My current cells in this experiment are "flat top". The differences between flat top and button cells are explained well at
http://www.lygte-info.dk/info/Battery%20button%20or%20flat%20UK.html
with good images.

My cells seem to let current flow if put after each other like in a long flashlight with nothing inbetween, although I do not think this could work reliably in a bike. Vibrations etc.

The cell outermost metallic material (the can) is probably steel due to strength reasons. It would be good to know how much they tolerate longitudinal force before breaking. (somebody with rejected empty cells might make a test, standing on one cell e.g ? or a link to info.). Increasing the clamping force seems to considerably diminish the resistance in the hops.

It is enough to press the whole serial sequence with one clamp only.

My balance wires are way too thin. The balancing charging seems to take unnecessarily long at the constant voltage phase. And the wires feel too fragile to work with. A broken wire might cause a catastrofe if moving randomly between the cells.
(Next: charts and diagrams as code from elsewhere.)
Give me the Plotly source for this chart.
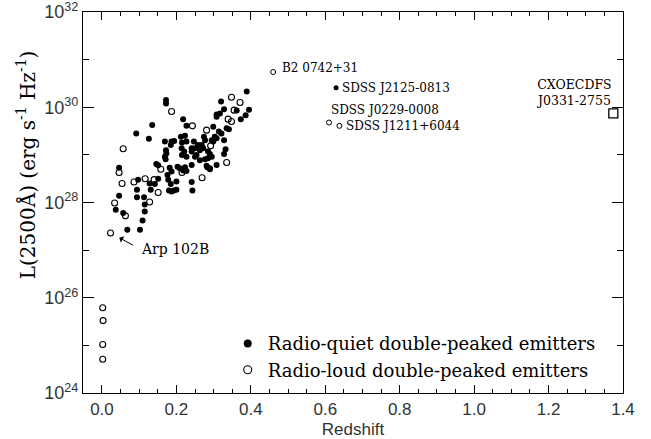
import numpy as np
import plotly.graph_objects as go

# ---------------- data (redshift, log10 L2500 [erg s^-1 Hz^-1]) ----------------
RQ_Z = [0.389, 0.320, 0.395, 0.328, 0.362, 0.308, 0.308, 0.317, 0.386, 0.373,
        0.299, 0.335, 0.341, 0.314, 0.321, 0.274, 0.277, 0.303, 0.308, 0.299,
        0.295, 0.328, 0.247, 0.258, 0.268, 0.250, 0.263, 0.272, 0.241, 0.254,
        0.285, 0.290, 0.295, 0.332, 0.328, 0.263, 0.277, 0.285, 0.250, 0.281,
        0.290, 0.308, 0.241, 0.172, 0.172, 0.218, 0.227, 0.135, 0.092, 0.126,
        0.212, 0.223, 0.169, 0.187, 0.194, 0.185, 0.215, 0.227, 0.172, 0.173,
        0.169, 0.171, 0.214, 0.221, 0.215, 0.227, 0.241, 0.146, 0.151, 0.182,
        0.203, 0.209, 0.223, 0.046, 0.187, 0.218, 0.227, 0.176, 0.178, 0.097,
        0.128, 0.151, 0.142, 0.185, 0.200, 0.241, 0.094, 0.131, 0.180, 0.187,
        0.193, 0.200, 0.243, 0.046, 0.094, 0.113, 0.115, 0.037, 0.057, 0.115,
        0.109, 0.068, 0.102, 0.283, 0.290]
RQ_LOGL = [30.33, 30.12, 29.95, 29.96, 29.93, 29.85, 29.80, 29.87, 29.83, 29.75,
           29.59, 29.56, 29.54, 29.49, 29.45, 29.38, 29.31, 29.38, 29.35, 29.28,
           29.31, 29.31, 29.28, 29.21, 29.21, 29.14, 29.10, 29.14, 29.07, 29.00,
           29.07, 29.02, 28.96, 29.12, 29.02, 28.89, 28.91, 28.93, 28.96, 28.77,
           28.72, 28.79, 28.79, 30.15, 30.08, 29.75, 29.61, 29.63, 29.45, 29.34,
           29.38, 29.40, 29.28, 29.28, 29.29, 29.21, 29.26, 29.28, 29.10, 29.03,
           28.96, 28.91, 29.14, 29.07, 29.00, 28.96, 29.14, 28.81, 28.78, 28.73,
           28.75, 28.72, 28.74, 28.73, 28.65, 28.67, 28.66, 28.58, 28.48, 28.48,
           28.40, 28.50, 28.39, 28.39, 28.44, 28.43, 28.27, 28.27, 28.25, 28.23,
           28.25, 28.27, 28.25, 28.14, 28.11, 28.11, 27.96, 27.85, 27.78, 27.81,
           27.62, 27.43, 27.43, 28.74, 28.70]

RL_Z = [0.348, 0.371, 0.355, 0.339, 0.348, 0.243, 0.281, 0.292, 0.335, 0.187,
        0.057, 0.158, 0.046, 0.215, 0.054, 0.086, 0.116, 0.140, 0.151, 0.128,
        0.034, 0.063, 0.269, 0.002, 0.003, 0.002, 0.002]
RL_LOGL = [30.21, 30.10, 29.94, 29.75, 29.70, 29.61, 29.52, 29.19, 28.84, 29.91,
           29.13, 28.70, 28.63, 28.63, 28.40, 28.43, 28.50, 28.48, 28.21, 28.01,
           27.99, 27.72, 28.52, 25.79, 25.52, 25.02, 24.71]

# Arp 102B (radio-loud, labelled with an arrow)
ARP_NAME = "Arp 102B"
ARP_Z = 0.023
ARP_LOGL = 27.36

# labelled objects
NAMED = ["B2 0742+31", "SDSS J2125-0813", "SDSS J0229-0008", "SDSS J1211+6044"]
NAMED_Z = [0.460, 0.629, 0.610, 0.638]
NAMED_LOGL = [30.74, 30.41, 29.68, 29.61]
NAMED_LOUD = [True, False, True, True]

# CXOECDFS J0331-2755
CXO_LABEL = "CXOECDFS<br>J0331-2755"
CXO_Z = 1.374
CXO_LOGL = 29.87

LEGEND_NAMES = ["Radio-quiet double-peaked emitters", "Radio-loud double-peaked emitters"]
Y_EXP = [24, 26, 28, 30, 32]
Y_MINOR_EXP = [25, 27, 29, 31]

SERIF = "DejaVu Serif"
SANS = "Liberation Sans, Arial, sans-serif"

fig = go.Figure()

fig.add_trace(go.Scatter(
    x=RQ_Z, y=10 ** np.array(RQ_LOGL), mode="markers", showlegend=False,
    marker=dict(symbol="circle", size=6, color="black", line=dict(width=0))))
fig.add_trace(go.Scatter(
    x=RL_Z + [ARP_Z], y=10 ** np.array(RL_LOGL + [ARP_LOGL]), mode="markers", showlegend=False,
    marker=dict(symbol="circle-open", size=6, color="black", line=dict(width=1.1))))

nz = np.array(NAMED_Z)
nl = np.array(NAMED_LOGL)
loud = np.array(NAMED_LOUD)
fig.add_trace(go.Scatter(
    x=nz[loud], y=10 ** nl[loud], mode="markers", showlegend=False,
    marker=dict(symbol="circle-open", size=5, color="black", line=dict(width=1))))
fig.add_trace(go.Scatter(
    x=nz[~loud], y=10 ** nl[~loud], mode="markers", showlegend=False,
    marker=dict(symbol="circle", size=5, color="black")))
fig.add_trace(go.Scatter(
    x=[CXO_Z], y=[10 ** CXO_LOGL], mode="markers", showlegend=False,
    marker=dict(symbol="square-open", size=9, color="black", line=dict(width=1.3))))

# legend entries
fig.add_trace(go.Scatter(x=[None], y=[None], mode="markers", name=LEGEND_NAMES[0],
                         marker=dict(symbol="circle", size=8, color="black")))
fig.add_trace(go.Scatter(x=[None], y=[None], mode="markers", name=LEGEND_NAMES[1],
                         marker=dict(symbol="circle-open", size=8, color="black",
                                     line=dict(width=1.1))))

annos = []
shifts = [(7, 4), (4, 0), (0, 13), (5, 0)]
for name, z, lg, (dx, dy) in zip(NAMED, NAMED_Z, NAMED_LOGL, shifts):
    annos.append(dict(x=z, y=lg, xref="x", yref="y", text=name, showarrow=False,
                      xanchor="left", yanchor="middle", xshift=dx, yshift=dy,
                      font=dict(family=SERIF, size=12, color="black")))
# CXO label (two lines)
annos.append(dict(x=CXO_Z, y=CXO_LOGL, xref="x", yref="y", text=CXO_LABEL, showarrow=False,
                  xanchor="center", yanchor="middle", xshift=-39, yshift=21,
                  font=dict(family=SERIF, size=12.5, color="black")))
# Arp 102B arrow + text
annos.append(dict(x=ARP_Z, y=ARP_LOGL, xref="x", yref="y", text="", showarrow=True,
                  ax=24, ay=13, standoff=10, arrowhead=1, arrowsize=1.2, arrowwidth=1,
                  arrowcolor="black"))
annos.append(dict(x=ARP_Z, y=ARP_LOGL, xref="x", yref="y", text=ARP_NAME, showarrow=False,
                  xanchor="left", yanchor="middle", xshift=28, yshift=-16,
                  font=dict(family=SERIF, size=14, color="black")))
# y-axis title
annos.append(dict(x=-0.104, y=0.60, xref="paper", yref="paper",
                  text="L(2500Å) (erg s<sup>-1</sup> Hz<sup>-1</sup>)", textangle=-90,
                  showarrow=False, xanchor="center", yanchor="middle",
                  font=dict(family=SERIF, size=20, color="black")))

fig.update_layout(
    width=651, height=439, autosize=False,
    margin=dict(l=83, r=28, t=12, b=46),
    paper_bgcolor="white", plot_bgcolor="white",
    annotations=annos,
    legend=dict(x=0.268, y=0.178, xanchor="left", yanchor="top",
                bgcolor="rgba(0,0,0,0)", borderwidth=0,
                font=dict(family=SERIF, size=18, color="black"),
                itemwidth=30, tracegroupgap=0),
    xaxis=dict(range=[-0.051, 1.40], tick0=0, dtick=0.2, tickformat=".1f",
               ticks="inside", ticklen=8, tickwidth=1, tickcolor="black",
               showline=True, linecolor="black", linewidth=1.3, mirror="ticks",
               showgrid=False, zeroline=False, automargin=False,
               minor=dict(dtick=0.05, ticks="inside", ticklen=4, tickcolor="black", showgrid=False),
               tickfont=dict(family=SANS, size=17, color="#333"),
               title=dict(text="Redshift", font=dict(family=SANS, size=17, color="#333"), standoff=9)),
    yaxis=dict(type="log", range=[24, 32.0005], tickmode="array",
               tickvals=[10.0 ** e for e in Y_EXP],
               ticktext=[f"10<sup>{e}</sup>" for e in Y_EXP],
               ticklabeloverflow="allow",
               ticks="inside", ticklen=11, tickwidth=1, tickcolor="black",
               showline=True, linecolor="black", linewidth=1.3, mirror="ticks",
               showgrid=False, zeroline=False, automargin=False,
               minor=dict(tickmode="array", tickvals=[10.0 ** e for e in Y_MINOR_EXP],
                          ticks="inside", ticklen=6, tickcolor="black", showgrid=False),
               tickfont=dict(family=SANS, size=18, color="#333")),
)

fig.write_html("out.html")
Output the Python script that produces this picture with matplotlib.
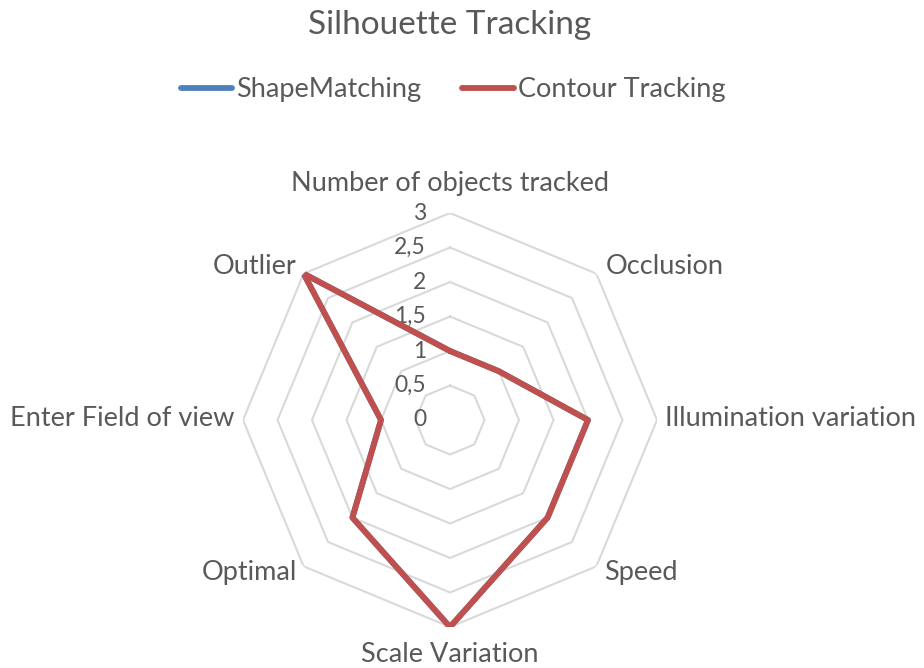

Edit: the resistance of the cell can, from the point 45 mm above the bottom to the point in the middle of bottom was 0.4 milliohms with 4-wire measurement. The resistance of my 20 cm balance wire was about 53 milliohms (or somewhat less), therefore it might be AWG 29. I had first erroneusly measured these two resistances with the ohmmeter portion of my multimeter, which gives always at least 0.8 ohms due to the resistances of the probe wires! With 4-wire measurement the probe wire resistance does not essentially influence the result.